DATA SEGMENT ->
+ + +
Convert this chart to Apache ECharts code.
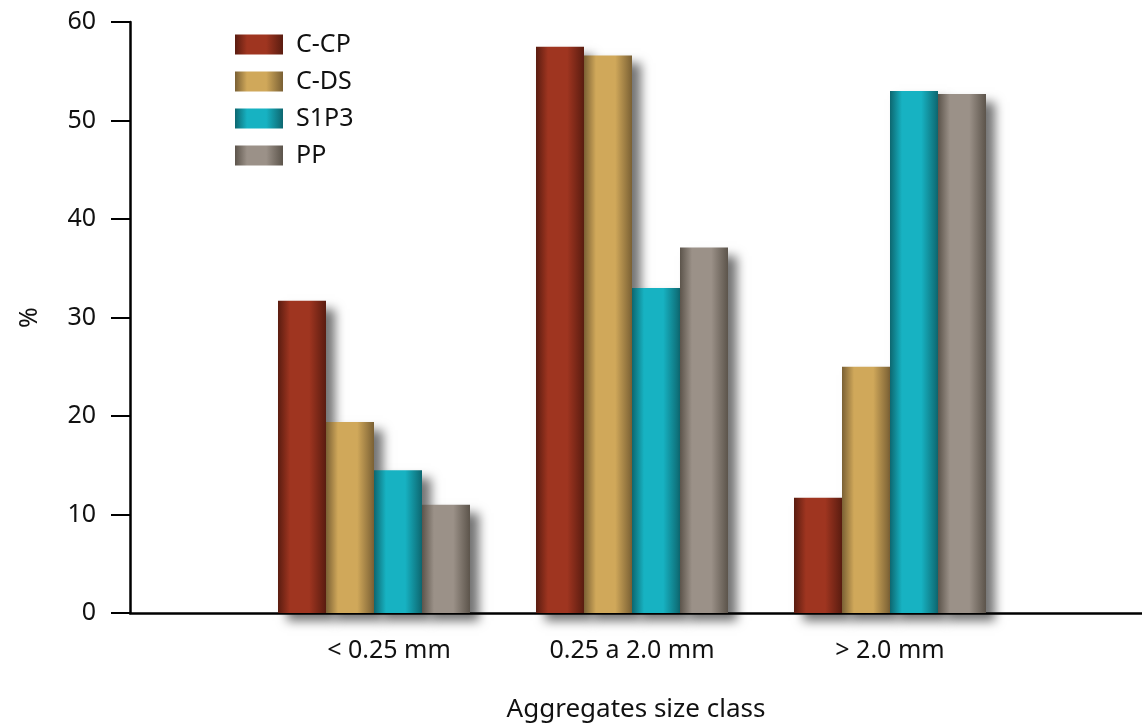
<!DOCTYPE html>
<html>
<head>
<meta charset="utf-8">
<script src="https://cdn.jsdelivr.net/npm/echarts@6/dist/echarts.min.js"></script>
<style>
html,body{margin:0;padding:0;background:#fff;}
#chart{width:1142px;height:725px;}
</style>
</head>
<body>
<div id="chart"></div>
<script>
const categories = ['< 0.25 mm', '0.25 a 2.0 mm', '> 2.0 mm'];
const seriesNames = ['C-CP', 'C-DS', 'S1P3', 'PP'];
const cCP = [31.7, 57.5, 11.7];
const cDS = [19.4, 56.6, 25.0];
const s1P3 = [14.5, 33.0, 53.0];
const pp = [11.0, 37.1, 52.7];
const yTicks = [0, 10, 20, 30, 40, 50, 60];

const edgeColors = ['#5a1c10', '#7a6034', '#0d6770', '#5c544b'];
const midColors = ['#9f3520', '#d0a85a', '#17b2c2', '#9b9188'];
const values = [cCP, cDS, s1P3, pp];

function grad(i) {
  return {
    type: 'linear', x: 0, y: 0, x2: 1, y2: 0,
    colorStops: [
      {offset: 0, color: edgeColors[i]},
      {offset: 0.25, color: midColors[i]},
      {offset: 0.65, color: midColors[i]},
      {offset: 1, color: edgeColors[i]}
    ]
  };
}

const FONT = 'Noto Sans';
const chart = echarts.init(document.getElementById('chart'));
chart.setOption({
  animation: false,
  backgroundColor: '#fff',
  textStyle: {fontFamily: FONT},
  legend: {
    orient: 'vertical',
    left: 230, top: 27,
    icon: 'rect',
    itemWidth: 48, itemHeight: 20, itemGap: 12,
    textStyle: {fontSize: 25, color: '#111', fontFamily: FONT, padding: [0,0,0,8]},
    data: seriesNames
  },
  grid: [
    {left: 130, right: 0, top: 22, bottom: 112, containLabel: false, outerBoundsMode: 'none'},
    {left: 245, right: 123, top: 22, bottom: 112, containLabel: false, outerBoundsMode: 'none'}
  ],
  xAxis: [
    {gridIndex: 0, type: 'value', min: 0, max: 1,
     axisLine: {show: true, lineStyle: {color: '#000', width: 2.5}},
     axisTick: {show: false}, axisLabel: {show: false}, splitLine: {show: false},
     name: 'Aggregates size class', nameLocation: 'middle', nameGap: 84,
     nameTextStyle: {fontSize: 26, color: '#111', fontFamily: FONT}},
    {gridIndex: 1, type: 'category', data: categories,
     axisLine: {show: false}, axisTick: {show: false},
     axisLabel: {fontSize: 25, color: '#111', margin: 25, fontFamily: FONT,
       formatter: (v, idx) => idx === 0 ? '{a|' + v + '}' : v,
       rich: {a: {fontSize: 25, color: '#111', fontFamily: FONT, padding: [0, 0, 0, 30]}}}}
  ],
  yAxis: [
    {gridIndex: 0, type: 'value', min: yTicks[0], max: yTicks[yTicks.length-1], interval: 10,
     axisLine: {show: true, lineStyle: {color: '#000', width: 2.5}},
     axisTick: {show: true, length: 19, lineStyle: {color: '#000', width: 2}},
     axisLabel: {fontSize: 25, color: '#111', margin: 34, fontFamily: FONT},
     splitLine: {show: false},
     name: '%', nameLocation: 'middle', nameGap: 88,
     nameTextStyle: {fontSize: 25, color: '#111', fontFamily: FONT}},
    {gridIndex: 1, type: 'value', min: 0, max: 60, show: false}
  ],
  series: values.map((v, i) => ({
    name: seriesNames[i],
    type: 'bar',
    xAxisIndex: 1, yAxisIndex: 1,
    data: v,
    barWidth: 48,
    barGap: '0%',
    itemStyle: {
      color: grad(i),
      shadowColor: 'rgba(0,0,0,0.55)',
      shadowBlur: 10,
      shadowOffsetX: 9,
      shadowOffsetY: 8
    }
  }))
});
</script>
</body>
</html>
+ + +
Pictures stay out. Repeat only the lines from the beginning of the data through the line that has "const values = [cCP, cDS, s1P3, pp];".

FINISHED EXERCISE ->
Convert this chart to Apache ECharts code.
<!DOCTYPE html>
<html>
<head>
<meta charset="utf-8">
<script src="https://cdn.jsdelivr.net/npm/echarts@6/dist/echarts.min.js"></script>
<style>
html,body{margin:0;padding:0;background:#fff;}
#chart{width:1142px;height:725px;}
</style>
</head>
<body>
<div id="chart"></div>
<script>
const categories = ['< 0.25 mm', '0.25 a 2.0 mm', '> 2.0 mm'];
const seriesNames = ['C-CP', 'C-DS', 'S1P3', 'PP'];
const cCP = [31.7, 57.5, 11.7];
const cDS = [19.4, 56.6, 25.0];
const s1P3 = [14.5, 33.0, 53.0];
const pp = [11.0, 37.1, 52.7];
const yTicks = [0, 10, 20, 30, 40, 50, 60];

const edgeColors = ['#5a1c10', '#7a6034', '#0d6770', '#5c544b'];
const midColors = ['#9f3520', '#d0a85a', '#17b2c2', '#9b9188'];
const values = [cCP, cDS, s1P3, pp];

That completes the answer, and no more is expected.